The Xenofeminist manifesto can, like Alexandra Pirici and Raluca Voinea’s ‘Manifesto for the Gynecene’, be considered a deliberate retooling of the manifesto form. While both are cognisant and critical of the masculine elitism of the modernist avant garde, and the tyrannical aspects of the modernist grand narrative, we are deploying the form as part of a gesture that seeks to recapture a mode of temporality that ‘the manifesto’ was typically invested in–the notion of a future radically different from current conditions.
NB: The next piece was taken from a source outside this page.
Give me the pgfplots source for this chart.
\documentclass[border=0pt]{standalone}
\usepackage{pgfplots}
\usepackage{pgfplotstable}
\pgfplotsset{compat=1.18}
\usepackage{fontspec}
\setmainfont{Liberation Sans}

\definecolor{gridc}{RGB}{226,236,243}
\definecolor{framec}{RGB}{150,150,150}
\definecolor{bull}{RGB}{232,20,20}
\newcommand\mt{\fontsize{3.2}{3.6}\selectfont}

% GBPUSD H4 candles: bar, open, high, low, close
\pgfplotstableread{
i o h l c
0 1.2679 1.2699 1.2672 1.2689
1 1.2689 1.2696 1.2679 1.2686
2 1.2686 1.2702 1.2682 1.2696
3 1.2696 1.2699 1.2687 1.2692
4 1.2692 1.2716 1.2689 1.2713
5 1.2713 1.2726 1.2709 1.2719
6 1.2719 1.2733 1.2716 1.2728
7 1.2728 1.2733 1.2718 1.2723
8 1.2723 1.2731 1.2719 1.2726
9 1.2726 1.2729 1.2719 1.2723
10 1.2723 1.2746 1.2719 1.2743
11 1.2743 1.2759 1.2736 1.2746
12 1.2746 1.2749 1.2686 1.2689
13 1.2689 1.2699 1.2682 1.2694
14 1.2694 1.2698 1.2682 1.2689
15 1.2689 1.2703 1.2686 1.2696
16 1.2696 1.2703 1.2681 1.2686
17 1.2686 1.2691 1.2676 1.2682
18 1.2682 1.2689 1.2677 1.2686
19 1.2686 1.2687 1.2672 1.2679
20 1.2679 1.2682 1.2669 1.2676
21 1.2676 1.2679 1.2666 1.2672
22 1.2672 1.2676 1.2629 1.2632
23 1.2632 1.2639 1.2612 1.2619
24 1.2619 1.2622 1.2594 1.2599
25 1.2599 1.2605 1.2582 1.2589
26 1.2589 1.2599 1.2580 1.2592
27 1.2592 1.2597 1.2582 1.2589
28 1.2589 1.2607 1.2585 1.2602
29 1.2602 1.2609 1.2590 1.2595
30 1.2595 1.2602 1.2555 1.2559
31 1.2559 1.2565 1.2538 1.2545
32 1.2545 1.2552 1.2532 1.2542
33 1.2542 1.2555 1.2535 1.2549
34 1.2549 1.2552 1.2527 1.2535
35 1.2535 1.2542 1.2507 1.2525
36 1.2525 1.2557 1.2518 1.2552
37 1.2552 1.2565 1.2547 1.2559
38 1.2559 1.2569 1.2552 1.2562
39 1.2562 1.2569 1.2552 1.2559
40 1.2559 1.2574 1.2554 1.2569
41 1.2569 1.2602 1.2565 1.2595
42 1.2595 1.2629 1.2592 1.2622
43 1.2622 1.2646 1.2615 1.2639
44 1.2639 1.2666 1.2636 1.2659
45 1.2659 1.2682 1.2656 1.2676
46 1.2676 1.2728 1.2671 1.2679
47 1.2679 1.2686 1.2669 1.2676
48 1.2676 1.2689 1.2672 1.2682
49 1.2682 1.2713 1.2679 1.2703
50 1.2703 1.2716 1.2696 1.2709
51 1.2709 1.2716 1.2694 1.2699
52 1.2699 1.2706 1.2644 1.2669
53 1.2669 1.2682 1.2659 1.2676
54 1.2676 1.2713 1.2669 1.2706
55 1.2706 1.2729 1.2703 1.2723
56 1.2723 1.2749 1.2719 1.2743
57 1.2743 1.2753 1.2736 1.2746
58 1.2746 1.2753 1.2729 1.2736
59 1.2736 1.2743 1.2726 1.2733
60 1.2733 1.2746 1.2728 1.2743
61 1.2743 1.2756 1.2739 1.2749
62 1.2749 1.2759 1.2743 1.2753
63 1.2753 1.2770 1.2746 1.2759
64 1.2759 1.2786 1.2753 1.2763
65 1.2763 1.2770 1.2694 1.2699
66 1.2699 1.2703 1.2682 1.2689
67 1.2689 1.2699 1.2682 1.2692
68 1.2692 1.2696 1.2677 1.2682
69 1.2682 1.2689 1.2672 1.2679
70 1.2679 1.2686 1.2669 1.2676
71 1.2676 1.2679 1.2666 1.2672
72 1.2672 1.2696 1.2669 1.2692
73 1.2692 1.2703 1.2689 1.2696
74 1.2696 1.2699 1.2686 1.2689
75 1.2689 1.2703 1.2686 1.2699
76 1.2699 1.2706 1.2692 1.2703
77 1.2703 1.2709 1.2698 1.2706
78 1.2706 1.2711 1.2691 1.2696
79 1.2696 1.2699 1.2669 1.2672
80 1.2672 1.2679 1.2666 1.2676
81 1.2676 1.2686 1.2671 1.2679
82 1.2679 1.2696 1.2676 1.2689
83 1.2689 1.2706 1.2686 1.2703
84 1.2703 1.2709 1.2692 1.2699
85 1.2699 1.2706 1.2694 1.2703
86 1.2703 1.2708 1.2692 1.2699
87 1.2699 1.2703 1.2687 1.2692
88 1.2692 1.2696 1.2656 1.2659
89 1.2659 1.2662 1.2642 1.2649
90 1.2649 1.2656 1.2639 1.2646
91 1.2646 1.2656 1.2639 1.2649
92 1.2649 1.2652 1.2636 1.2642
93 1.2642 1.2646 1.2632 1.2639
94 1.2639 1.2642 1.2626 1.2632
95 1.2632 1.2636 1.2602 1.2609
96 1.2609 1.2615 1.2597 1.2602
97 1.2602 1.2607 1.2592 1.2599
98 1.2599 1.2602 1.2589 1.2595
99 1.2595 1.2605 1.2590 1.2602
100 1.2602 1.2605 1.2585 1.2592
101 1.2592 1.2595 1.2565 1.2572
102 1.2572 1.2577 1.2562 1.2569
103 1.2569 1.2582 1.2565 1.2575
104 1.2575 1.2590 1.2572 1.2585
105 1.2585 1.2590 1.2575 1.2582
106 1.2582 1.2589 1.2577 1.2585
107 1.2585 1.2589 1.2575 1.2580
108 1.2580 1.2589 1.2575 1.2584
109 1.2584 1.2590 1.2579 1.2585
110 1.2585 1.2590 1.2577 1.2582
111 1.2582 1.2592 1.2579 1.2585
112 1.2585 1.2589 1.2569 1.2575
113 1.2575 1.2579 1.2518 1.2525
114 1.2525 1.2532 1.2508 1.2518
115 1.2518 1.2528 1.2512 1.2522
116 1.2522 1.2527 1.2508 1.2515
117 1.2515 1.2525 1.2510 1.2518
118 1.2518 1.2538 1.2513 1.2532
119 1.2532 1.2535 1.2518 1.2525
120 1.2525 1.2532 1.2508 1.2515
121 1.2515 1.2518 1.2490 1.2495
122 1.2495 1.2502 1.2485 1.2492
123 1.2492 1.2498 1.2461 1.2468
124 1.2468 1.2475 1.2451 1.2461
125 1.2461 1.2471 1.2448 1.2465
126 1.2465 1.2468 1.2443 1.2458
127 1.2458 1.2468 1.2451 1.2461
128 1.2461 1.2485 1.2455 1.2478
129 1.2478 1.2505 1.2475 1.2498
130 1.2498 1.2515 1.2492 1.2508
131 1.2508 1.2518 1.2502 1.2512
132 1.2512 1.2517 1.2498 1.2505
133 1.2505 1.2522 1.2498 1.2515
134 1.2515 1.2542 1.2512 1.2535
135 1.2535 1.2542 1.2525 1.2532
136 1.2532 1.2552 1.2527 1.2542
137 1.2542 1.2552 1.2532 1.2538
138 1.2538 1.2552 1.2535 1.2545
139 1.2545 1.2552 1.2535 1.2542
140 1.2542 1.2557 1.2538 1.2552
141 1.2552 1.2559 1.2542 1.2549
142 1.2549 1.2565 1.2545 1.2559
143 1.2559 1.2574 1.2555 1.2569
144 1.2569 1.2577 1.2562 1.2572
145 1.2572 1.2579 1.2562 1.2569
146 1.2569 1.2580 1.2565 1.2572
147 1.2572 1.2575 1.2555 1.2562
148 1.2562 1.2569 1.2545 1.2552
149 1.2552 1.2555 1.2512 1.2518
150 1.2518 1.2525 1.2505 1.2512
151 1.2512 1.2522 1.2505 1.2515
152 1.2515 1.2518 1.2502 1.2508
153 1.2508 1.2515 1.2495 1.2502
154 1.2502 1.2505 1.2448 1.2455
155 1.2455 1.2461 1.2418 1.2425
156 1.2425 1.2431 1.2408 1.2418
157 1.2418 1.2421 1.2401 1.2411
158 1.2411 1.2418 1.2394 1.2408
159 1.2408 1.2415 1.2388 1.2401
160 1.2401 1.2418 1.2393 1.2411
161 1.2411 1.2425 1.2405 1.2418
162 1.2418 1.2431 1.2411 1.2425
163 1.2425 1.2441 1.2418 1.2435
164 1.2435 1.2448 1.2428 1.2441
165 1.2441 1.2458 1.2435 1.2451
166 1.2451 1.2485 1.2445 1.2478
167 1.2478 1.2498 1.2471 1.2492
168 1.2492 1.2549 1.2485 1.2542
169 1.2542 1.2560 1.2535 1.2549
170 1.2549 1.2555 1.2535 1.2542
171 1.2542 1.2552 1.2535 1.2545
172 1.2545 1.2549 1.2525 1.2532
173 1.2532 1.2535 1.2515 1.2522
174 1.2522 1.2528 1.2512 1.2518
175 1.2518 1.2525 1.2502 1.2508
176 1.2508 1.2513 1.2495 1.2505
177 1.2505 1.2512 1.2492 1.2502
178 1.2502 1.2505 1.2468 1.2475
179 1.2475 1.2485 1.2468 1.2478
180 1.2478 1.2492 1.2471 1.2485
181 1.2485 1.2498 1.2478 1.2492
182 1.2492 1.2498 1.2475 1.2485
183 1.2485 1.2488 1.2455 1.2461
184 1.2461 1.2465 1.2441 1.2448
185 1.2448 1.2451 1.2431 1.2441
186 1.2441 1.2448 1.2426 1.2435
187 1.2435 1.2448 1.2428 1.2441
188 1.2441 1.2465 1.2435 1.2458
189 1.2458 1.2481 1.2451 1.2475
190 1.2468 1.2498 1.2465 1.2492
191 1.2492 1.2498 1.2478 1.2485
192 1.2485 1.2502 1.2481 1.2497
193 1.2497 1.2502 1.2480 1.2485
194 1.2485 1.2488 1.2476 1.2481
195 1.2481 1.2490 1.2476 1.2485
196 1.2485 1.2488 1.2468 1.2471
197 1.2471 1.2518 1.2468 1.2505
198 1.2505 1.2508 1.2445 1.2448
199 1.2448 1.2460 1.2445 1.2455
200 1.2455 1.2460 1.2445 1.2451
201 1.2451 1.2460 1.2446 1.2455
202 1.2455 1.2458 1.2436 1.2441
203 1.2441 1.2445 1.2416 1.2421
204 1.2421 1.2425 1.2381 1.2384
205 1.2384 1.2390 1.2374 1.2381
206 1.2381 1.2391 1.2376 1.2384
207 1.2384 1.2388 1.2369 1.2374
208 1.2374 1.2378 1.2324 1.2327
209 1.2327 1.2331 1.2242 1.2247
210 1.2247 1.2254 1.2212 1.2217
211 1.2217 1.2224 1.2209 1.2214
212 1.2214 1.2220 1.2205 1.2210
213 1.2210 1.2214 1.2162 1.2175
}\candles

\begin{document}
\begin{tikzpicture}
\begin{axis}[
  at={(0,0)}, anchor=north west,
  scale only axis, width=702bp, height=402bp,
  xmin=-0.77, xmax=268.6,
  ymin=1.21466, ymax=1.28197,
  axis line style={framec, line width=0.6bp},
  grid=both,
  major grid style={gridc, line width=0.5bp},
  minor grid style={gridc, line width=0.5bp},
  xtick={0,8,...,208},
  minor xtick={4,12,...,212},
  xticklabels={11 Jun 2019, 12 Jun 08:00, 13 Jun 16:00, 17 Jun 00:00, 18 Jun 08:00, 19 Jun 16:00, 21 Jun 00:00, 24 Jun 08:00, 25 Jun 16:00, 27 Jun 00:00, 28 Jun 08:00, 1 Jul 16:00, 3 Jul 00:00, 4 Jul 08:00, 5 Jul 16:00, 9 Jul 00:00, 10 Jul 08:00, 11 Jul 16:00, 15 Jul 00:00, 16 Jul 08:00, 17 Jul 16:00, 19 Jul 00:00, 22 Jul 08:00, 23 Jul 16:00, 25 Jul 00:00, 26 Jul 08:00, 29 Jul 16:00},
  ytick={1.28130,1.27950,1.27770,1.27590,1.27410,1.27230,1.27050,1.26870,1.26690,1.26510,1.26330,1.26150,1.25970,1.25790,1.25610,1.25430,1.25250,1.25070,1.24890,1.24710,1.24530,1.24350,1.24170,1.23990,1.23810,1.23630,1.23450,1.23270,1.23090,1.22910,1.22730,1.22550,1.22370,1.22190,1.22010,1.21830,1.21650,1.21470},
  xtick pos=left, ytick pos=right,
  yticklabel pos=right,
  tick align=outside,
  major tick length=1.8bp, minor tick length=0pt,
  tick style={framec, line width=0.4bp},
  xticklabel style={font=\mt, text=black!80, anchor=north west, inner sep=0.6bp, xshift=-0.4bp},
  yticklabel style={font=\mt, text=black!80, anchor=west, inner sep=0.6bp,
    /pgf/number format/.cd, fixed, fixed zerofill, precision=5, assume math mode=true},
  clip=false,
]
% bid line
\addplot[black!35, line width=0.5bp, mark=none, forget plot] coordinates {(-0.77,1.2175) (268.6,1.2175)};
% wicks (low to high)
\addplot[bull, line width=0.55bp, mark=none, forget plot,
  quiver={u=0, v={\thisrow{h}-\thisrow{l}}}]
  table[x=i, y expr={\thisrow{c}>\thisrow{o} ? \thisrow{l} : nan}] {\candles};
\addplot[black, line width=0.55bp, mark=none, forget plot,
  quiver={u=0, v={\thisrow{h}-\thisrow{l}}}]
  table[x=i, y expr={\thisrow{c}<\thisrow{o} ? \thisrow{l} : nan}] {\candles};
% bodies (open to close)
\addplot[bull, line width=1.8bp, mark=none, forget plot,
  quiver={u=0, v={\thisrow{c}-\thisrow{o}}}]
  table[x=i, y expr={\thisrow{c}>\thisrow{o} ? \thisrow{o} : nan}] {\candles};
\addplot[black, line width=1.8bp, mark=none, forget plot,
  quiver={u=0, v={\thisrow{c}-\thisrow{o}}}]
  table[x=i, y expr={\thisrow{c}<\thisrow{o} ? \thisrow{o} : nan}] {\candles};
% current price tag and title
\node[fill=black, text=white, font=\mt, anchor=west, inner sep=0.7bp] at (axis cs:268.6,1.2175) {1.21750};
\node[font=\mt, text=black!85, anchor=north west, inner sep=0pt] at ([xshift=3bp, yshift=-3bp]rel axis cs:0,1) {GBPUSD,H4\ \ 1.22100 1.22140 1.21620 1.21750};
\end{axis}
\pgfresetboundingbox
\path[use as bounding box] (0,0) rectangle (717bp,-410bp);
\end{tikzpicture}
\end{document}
The recent proliferation of manifestos (Legacy Russell’s ‘Glitch Feminism Manifesto,’ ‘The 3D Additivist Manifesto’ and ‘The Cybertwee Manifesto’, amongst others) is arguably reflective of the fact that this type of output lends itself well to short-form reading on the internet. Thanks to the aphoristic way in which manifestos are structured, they can be easily quoted, tweeted, shared, and so on. So, there are techno-aesthetic reasons underpinning twenty-first century engagement with the form, alongside the equally important (and perhaps more obvious or pervasive) driver of a shared sense of urgency surrounding our current situation.